JOS, Nigeria: Nigerian authorities relaxed a 24-hour curfew in the central city of Jos on Thursday to allow thousands of residents to return to their homes following religious clashes that killed hundreds.
The strong presence of troops and police has helped restore calm in the capital of Plateau state with no reports of major violence for nearly a day.
Four days of clashes between Muslim and Christian gangs this week killed more than 460, wounded nearly 1,000, and forced thousands to flee their homes.
Plateau State Gov. Jonah Jang relaxed a 24-hour curfew in Jos to operate between 5 p.m. and 10 a.m. to allow Nigerians to return to their homes.
The Red Cross estimated about 17,000 people have been displaced and taking shelter in colleges, hospitals and schools since clashes began on Sunday.
Any fighting is unlikely to have a big impact on sub-Saharan Africa’s second biggest economy. Its oil industry is in the south and its banking sector mainly in the commercial capital Lagos.
The relative calm will also allow mosque officials to travel to nearby communities and bury the dead.
Mosque officials have estimated the number of dead Muslims since Sunday at about 400. US-based Human Rights Watch on Wednesday said at least 65 Christians had died.
Official government figures were significantly lower at 75 dead, more than 200 injured and 200 arrested.

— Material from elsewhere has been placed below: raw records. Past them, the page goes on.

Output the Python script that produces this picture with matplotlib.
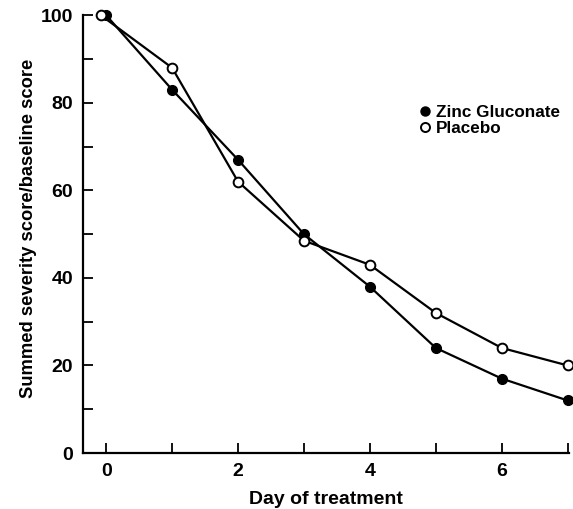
import matplotlib.pyplot as plt
from matplotlib.lines import Line2D

days = [0, 1, 2, 3, 4, 5, 6, 7]
placebo_days = [-0.08, 1, 2, 3, 4, 5, 6, 7]
zinc = [100, 83, 67, 50, 38, 24, 17, 12]
placebo = [100, 88, 62, 48.5, 43, 32, 24, 20]


def main():
    plt.rcParams["font.family"] = ["Liberation Sans", "DejaVu Sans"]
    plt.rcParams["font.weight"] = "bold"

    fig = plt.figure(figsize=(5.73, 5.09), dpi=100)
    ax = fig.add_axes([0.145, 0.110, 0.848, 0.860])

    ax.plot(days, zinc, color="black", lw=1.6, marker="o", ms=7,
            mfc="black", mec="black", clip_on=False, zorder=3)
    ax.plot(placebo_days, placebo, color="black", lw=1.6, marker="o", ms=7,
            mfc="white", mec="black", mew=1.4, clip_on=False, zorder=3)

    ax.set_xlim(-0.35, 7.02)
    ax.set_ylim(0, 100)
    ax.set_xticks([0, 2, 4, 6])
    ax.set_xticks([1, 3, 5, 7], minor=True)
    ax.set_yticks([0, 20, 40, 60, 80, 100])
    ax.set_yticks([10, 30, 50, 70, 90], minor=True)
    ax.tick_params(which="both", direction="in", length=7, width=1.3,
                   labelsize=14)
    ax.tick_params(axis="x", pad=7)
    ax.tick_params(axis="y", pad=7)

    for s in ["top", "right"]:
        ax.spines[s].set_visible(False)
    for s in ["left", "bottom"]:
        ax.spines[s].set_linewidth(1.6)

    ax.set_xlabel("Day of treatment", fontsize=14, fontweight="bold",
                  labelpad=8)
    ax.set_ylabel("Summed severity score/baseline score", fontsize=13.2,
                  fontweight="bold")
    ax.yaxis.set_label_coords(-0.095, 0.514)

    handles = [
        Line2D([], [], ls="none", marker="o", ms=6.5, mfc="black",
               mec="black"),
        Line2D([], [], ls="none", marker="o", ms=6.5, mfc="white",
               mec="black", mew=1.4),
    ]
    ax.legend(handles, ["Zinc Gluconate", "Placebo"], loc="upper left",
              bbox_to_anchor=(0.675, 0.815), frameon=False,
              handlelength=0.6, handletextpad=0.35, borderpad=0,
              labelspacing=0.05, prop={"weight": "bold", "size": 12.3})

    fig.savefig("out.png", dpi=100)


if __name__ == "__main__":
    main()
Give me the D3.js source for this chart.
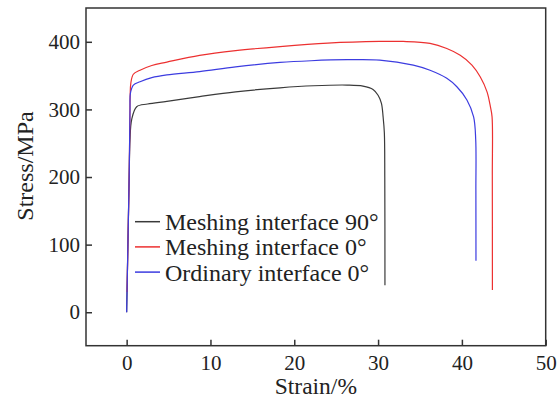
<!DOCTYPE html>
<html>
<head>
<meta charset="utf-8">
<script src="https://cdn.jsdelivr.net/npm/d3@7"></script>
</head>
<body style="margin:0">
<svg id="chart" width="560" height="400" font-family="Liberation Serif"></svg>
<script>
// ---- data ----
const seriesNames = ["Meshing interface 90°", "Meshing interface 0°", "Ordinary interface 0°"];
const seriesColors = ["#3a3a3a", "#ec3030", "#3c3ce0"];
const xTicks = [0, 10, 20, 30, 40, 50];
const yTicks = [0, 100, 200, 300, 400];

const meshing90 = [
  [0,0],[0.15,100],[0.3,200],[0.4,255],[0.6,285],[1.2,304],[2.5,308],[4.8,312],[8.7,319],
  [13,326],[18.3,332],[22.3,335],[26.3,336],[28.2,334.5],[29.4,329.6],[30.0,321],[30.4,309],
  [30.6,289],[30.75,265],[30.8,200],[30.82,40]
];
const meshing0 = [
  [0.05,30],[0.15,100],[0.3,200],[0.38,280],[0.42,320],[0.5,339],[0.8,352],[1.6,358],[3,365],
  [4.8,370],[8.7,380],[13,387],[18.3,393],[24,398],[30.2,400.5],[33,400.5],[36.2,397.6],
  [38.2,390],[39.8,380],[41.2,365.6],[42.2,348],[43.0,326],[43.4,304],[43.6,289],[43.63,200],[43.64,33]
];
const ordinary0 = [
  [0,0],[0.15,100],[0.3,200],[0.4,300],[0.45,324],[0.8,336],[1.6,341],[3,347],[4.8,351],
  [8.7,356],[13,363],[18.3,369.5],[22,372],[26.3,373.5],[30.2,373],[34.2,365.6],[36.2,358],
  [38.2,346],[39.4,333.5],[40.6,314],[41.4,289],[41.65,255],[41.67,180],[41.68,76]
];
const seriesData = [meshing90, meshing0, ordinary0];

// ---- layout ----
const svg = d3.select("#chart");
const m = {left: 86, top: 8, right: 545.7, bottom: 345.7};
const x = d3.scaleLinear().domain([-4.85, 50]).range([m.left, m.right]);
const y = d3.scaleLinear().domain([-49.5, 450]).range([m.bottom, m.top]);

// lines
const line = d3.line().x(d => x(d[0])).y(d => y(d[1])).curve(d3.curveCatmullRom.alpha(0.5));
[0, 1, 2].forEach(i => {
  svg.append("path")
    .datum(seriesData[i])
    .attr("fill", "none")
    .attr("stroke", seriesColors[i])
    .attr("stroke-width", 1.2)
    .attr("d", line);
});

// frame
svg.append("rect")
  .attr("x", m.left).attr("y", m.top)
  .attr("width", m.right - m.left).attr("height", m.bottom - m.top)
  .attr("fill", "none").attr("stroke", "#333").attr("stroke-width", 1.5);

// axes (inward ticks)
const xAxis = svg.append("g").attr("transform", `translate(0,${m.bottom})`)
  .call(d3.axisBottom(x).tickValues(xTicks).tickSizeInner(-6).tickSizeOuter(0).tickPadding(10));
const yAxis = svg.append("g").attr("transform", `translate(${m.left},0)`)
  .call(d3.axisLeft(y).tickValues(yTicks).tickSizeInner(-6).tickSizeOuter(0).tickPadding(6));
[xAxis, yAxis].forEach(g => {
  g.attr("font-family", "Liberation Serif").attr("font-size", 21);
  g.select(".domain").remove();
  g.selectAll(".tick line").attr("stroke", "#333").attr("stroke-width", 1.5);
  g.selectAll(".tick text").attr("fill", "#222");
});
xAxis.selectAll(".tick text").attr("dy", "0.71em").attr("y", 9);

// axis titles
svg.append("text")
  .attr("x", (m.left + m.right) / 2).attr("y", 394)
  .attr("text-anchor", "middle").attr("font-size", 23.5).attr("fill", "#222")
  .text("Strain/%");
svg.append("text")
  .attr("transform", "translate(33,166) rotate(-90)")
  .attr("text-anchor", "middle").attr("font-size", 24).attr("fill", "#222")
  .text("Stress/MPa");

// legend
[0, 1, 2].forEach(i => {
  const ly = 221.7 + i * 25.2;
  svg.append("line")
    .attr("x1", 135).attr("x2", 160).attr("y1", ly).attr("y2", ly)
    .attr("stroke", seriesColors[i]).attr("stroke-width", 1.5);
  svg.append("text")
    .attr("x", 165).attr("y", ly).attr("dy", "0.35em")
    .attr("font-size", 24).attr("fill", "#222")
    .text(seriesNames[i]);
});
</script>
</body>
</html>
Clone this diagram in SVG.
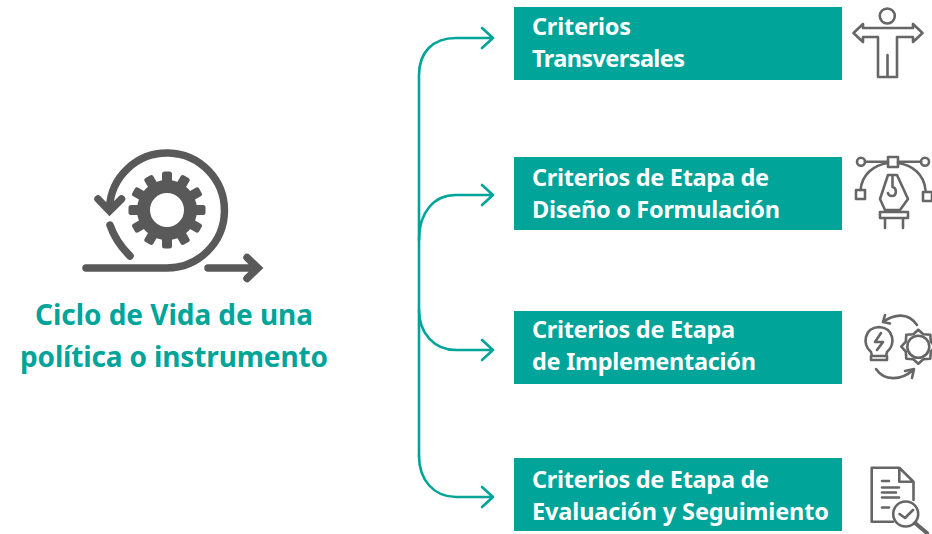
<svg xmlns="http://www.w3.org/2000/svg" xmlns:xlink="http://www.w3.org/1999/xlink" width="932" height="534" viewBox="0 0 932 534">
<style>
text{font-family:"Noto Sans","Liberation Sans",sans-serif;font-weight:700}
.box{fill:#00a499}
.lbl{fill:#fff;font-size:23.5px}
.title{fill:#00a499;font-size:28px}
.con{fill:none;stroke:#00a499;stroke-width:2.6;stroke-linecap:round;stroke-linejoin:round}
.big{fill:none;stroke:#595959;stroke-width:7.500;stroke-linecap:round;stroke-linejoin:miter}
.ic{fill:none;stroke:#666;stroke-width:2.600;stroke-linecap:round;stroke-linejoin:round}
</style>
<defs><rect id="t" x="-5" y="-38.500" width="10" height="14" rx="2.500" fill="#595959"/></defs>
<rect width="932" height="534" fill="#fff"/>
<g id="connectors" class="con">
<path d="M419 456V75C419 53 432 38 456 38H493M482 28L493 38L482 48"/>
<path d="M419 240C419 212 434 195 456 195H493M482 185L493 195L482 205"/>
<path d="M419 310C419 333 434 350 456 350H493M482 340L493 350L482 360"/>
<path d="M419 456C419 480 434 497 456 497H493M482 487L493 497L482 507"/>
</g>
<g id="cycle">
<path class="big" d="M86 268H167A57.500 57.500 0 1 0 109.500 208M98 199L109.500 211L121.500 199M110 225C114 237 121 247 130 256M208 268H256M247 257.500L258 268L247 278.500"/>
<circle cx="167" cy="210" r="23.500" fill="none" stroke="#595959" stroke-width="13"/>
<g transform="translate(167 210)"><use xlink:href="#t"/><use xlink:href="#t" transform="rotate(30)"/><use xlink:href="#t" transform="rotate(60)"/><use xlink:href="#t" transform="rotate(90)"/><use xlink:href="#t" transform="rotate(120)"/><use xlink:href="#t" transform="rotate(150)"/><use xlink:href="#t" transform="rotate(180)"/><use xlink:href="#t" transform="rotate(210)"/><use xlink:href="#t" transform="rotate(240)"/><use xlink:href="#t" transform="rotate(270)"/><use xlink:href="#t" transform="rotate(300)"/><use xlink:href="#t" transform="rotate(330)"/></g>
<text class="title" x="35" y="325" textLength="278">Ciclo de Vida de una</text>
<text class="title" x="20" y="367" textLength="308">política o instrumento</text>
</g>
<g id="n1"><rect class="box" x="514" y="7" width="328" height="73"/><text class="lbl" x="532" y="35" textLength="99">Criterios</text><text class="lbl" x="532" y="67" textLength="153">Transversales</text>
<circle class="ic" cx="887.300" cy="16" r="7.500"/><path class="ic" d="M863 24L853.500 33L863 42V37H878V77H897V37H913V42L922.500 33L913 24V28H863ZM887.500 55V77"/></g>
<g id="n2"><rect class="box" x="514" y="157" width="328" height="73"/><text class="lbl" x="532" y="186" textLength="237">Criterios de Etapa de</text><text class="lbl" x="532" y="218" textLength="248">Diseño o Formulación</text>
<path class="ic" d="M865 161.700H888M898 161.700H921M860.500 190C862 174 874 165 888 163M925.500 190C924 174 912 165 898 163M888 175H897L908 199L900 210H885L880 199ZM892.500 175V187M892.500 187C897 188 897 196 892 196C889 196 888 194 888 193M880 212H908V218H880ZM885 218V228M903 218V228"/>
<circle class="ic" cx="861" cy="161.700" r="4"/><circle class="ic" cx="925" cy="161.700" r="4"/><rect class="ic" x="888" y="157" width="10" height="10"/><rect class="ic" x="856" y="190" width="9" height="9"/><rect class="ic" x="923" y="192" width="9" height="9"/></g>
<g id="n3"><rect class="box" x="514" y="311" width="328" height="73"/><text class="lbl" x="532" y="338" textLength="203">Criterios de Etapa</text><text class="lbl" x="532" y="370" textLength="224">de Implementación</text>
<path class="ic" d="M871 352C862 344 864 328 879 327C894 328 896 344 887 352L886 356H872ZM871 356H887V360H871ZM881 333L875 342H883L877 350M917 325C908 312 894 314 883 322M890 323.500L883 322L885 315M876 369C884 381 901 381 913 370M905 371L914 369L912 378"/>
<circle class="ic" cx="918.300" cy="346.700" r="11"/>
<path class="ic" d="M918.300 329.700L923.300 334.200L930.300 334.700L930.800 341.700L935.300 346.700L930.800 351.700L930.300 358.700L923.300 359.200L918.300 363.700L913.300 359.200L906.300 358.700L905.800 351.700L901.300 346.700L905.800 341.700L906.300 334.700L913.300 334.200Z"/></g>
<g id="n4"><rect class="box" x="514" y="458" width="328" height="73"/><text class="lbl" x="532" y="488" textLength="237">Criterios de Etapa de</text><text class="lbl" x="532" y="520" textLength="297">Evaluación y Seguimiento</text>
<path class="ic" d="M893 521.700H871.700V467.700H899.300L913.500 481.700V500M899.300 467.700V481.700H913.500M882 481H889M882 487.500H899M882 492.500H896M882 497.500H899M882 507.500H889M899.500 514L905 518L913 510"/>
<circle class="ic" cx="905.700" cy="514" r="12.500"/><path d="M915 523L927 533" fill="none" stroke="#666" stroke-width="4" stroke-linecap="round"/></g>
</svg>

Vice President Goodluck Jonathan, in his first use of executive power, ordered troops to Jos on Tuesday to restore calm and prevent a repetition of clashes in November 2008, when hundreds of residents were killed in the country’s worst sectarian fighting in years.
This week’s violence erupted after an argument between Muslim and Christian neighbors over the rebuilding of homes destroyed in the 2008 clashes, residents said. Nigeria has roughly equal numbers of Christians and Muslims, although traditional animist beliefs underpin many people’s faiths.
More than 200 ethnic groups generally live peacefully side-by-side in the West African country, although 1 million people were killed in a civil war between 1967 and 1970 and there have been outbreaks of religious unrest since then.
Jos has been the center of several major religious clashes in Africa’s most populous nation.
The November 2008 clashes killed about 700 people, according to US-based Human Rights Watch, while more than 1,000 Jos residents died in similar fighting in September 2001.